O secretário-geral da ONU, António Guterres, tem-se empenhado em denunciar a inação e a mentira que a protege
As críticas foram imediatas. Um grupo de representantes do Parlamento Europeu e do Congresso dos EUA constatou que “a COP20 perdeu a credibilidade”. Uma eurodeputada francesa, Martine Aubry, resumiu a questão: “É como se passássemos a ter uma multinacional de tabaco a superintender o funcionamento da Organização Mundial da Saúde.” A resposta foi imediata, e um exército de perfis falsos e bots lançou uma campanha de charme elogiando o sultão como “aliado” do ambiente — um dos primeiros exemplos de como a inteligência artificial está a ser usada para gerir interfaces simulando humanos na promoção da mentira em escala planetária.
É só fazer as contas
Mais do que qualquer outro representante institucional mundial, o secretário-geral da ONU, António Guterres, tem-se empenhado em denunciar a inação e a mentira que a protege. Empenhou-se em que a organização pressione os países e as indústrias para as mudanças que devem ocorrer imediatamente, constatando que as promessas não são cumpridas. Na Cimeira de Glasgow, Guterres utilizou termos fortes: “Chega de tratar a natureza como toilette, chega de nos matar com carbono”, tendo recordado que o ritmo de aumento do nível médio das águas do mar duplicou nos últimos 30 anos e que os oceanos estão mais quentes do que nunca, ou que a região do Amazonas já emite mais carbono do que o que absorve. Estamos portanto a perder em todos os terrenos: os sumidouros das emissões estão a ser destruídos com a desflorestação e as emissões estão a aumentar, até se relançando o uso do carvão (a China duplicou o seu uso em 20 anos). Por isso, quando apresentou as conclusões do relatório de 2022 do painel da ONU sobre alterações climáticas, Guterres acrescentou que “alguns Governos e líderes empresariais estão a dizer uma coisa mas a fazer outra”, ou a mentir aos seus povos.
Tudo tem um preço
O gráfico anexo, que foi divulgado pela revista “The Economist” a partir dos dados da ONU, retrata a situação atual, indicando o efeito da trajetória atual (poderia chegar a mais 3°C em 2100), o que resultaria das promessas para 2030 (mais 2,4°C) e o que seria necessário para cumprir a meta de Paris (mais 1,5°C do que a média da temperatura pré-industrial, já com consequências pesadas na vida humana).
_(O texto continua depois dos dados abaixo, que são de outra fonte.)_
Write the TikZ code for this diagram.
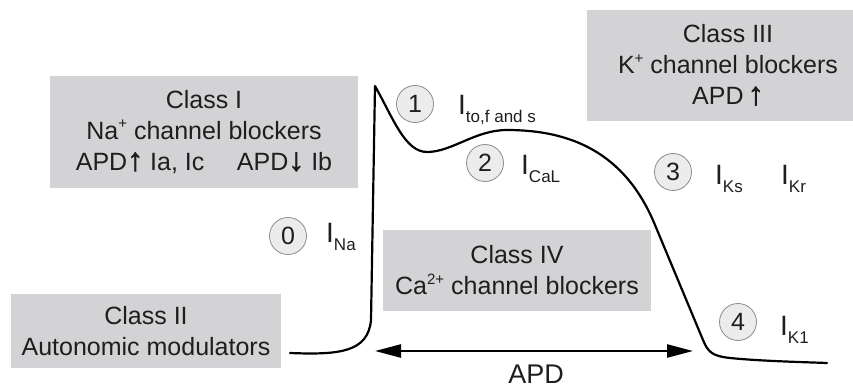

O fracasso tem um custo. Solomon Hsiang, de Berkeley, e Robert Kopp, da Universidade Rutgers, publicaram um estudo sobre o efeito da evolução climática em diversas regiões dos EUA. Segundo eles, mais 1,5°C implica uma queda do PIB global que pode chegar a 1,7%; mas em alguns condados poderá ser de 20%. Estudos sobre outros países, como os do painel da ONU, apontam para resultados mais pesados. A desertificação de partes da Europa ou África, o degelo polar ou os fenómenos extremos, de que já temos tido sinais, são consequências inevitáveis do aumento da temperatura. Ou seja, pobreza e guerras. Pelo menos por isso, a escolha do sultão Al Jaber para dirigir a Cimeira da ONU pediria pelo menos a invenção de mentiras novas.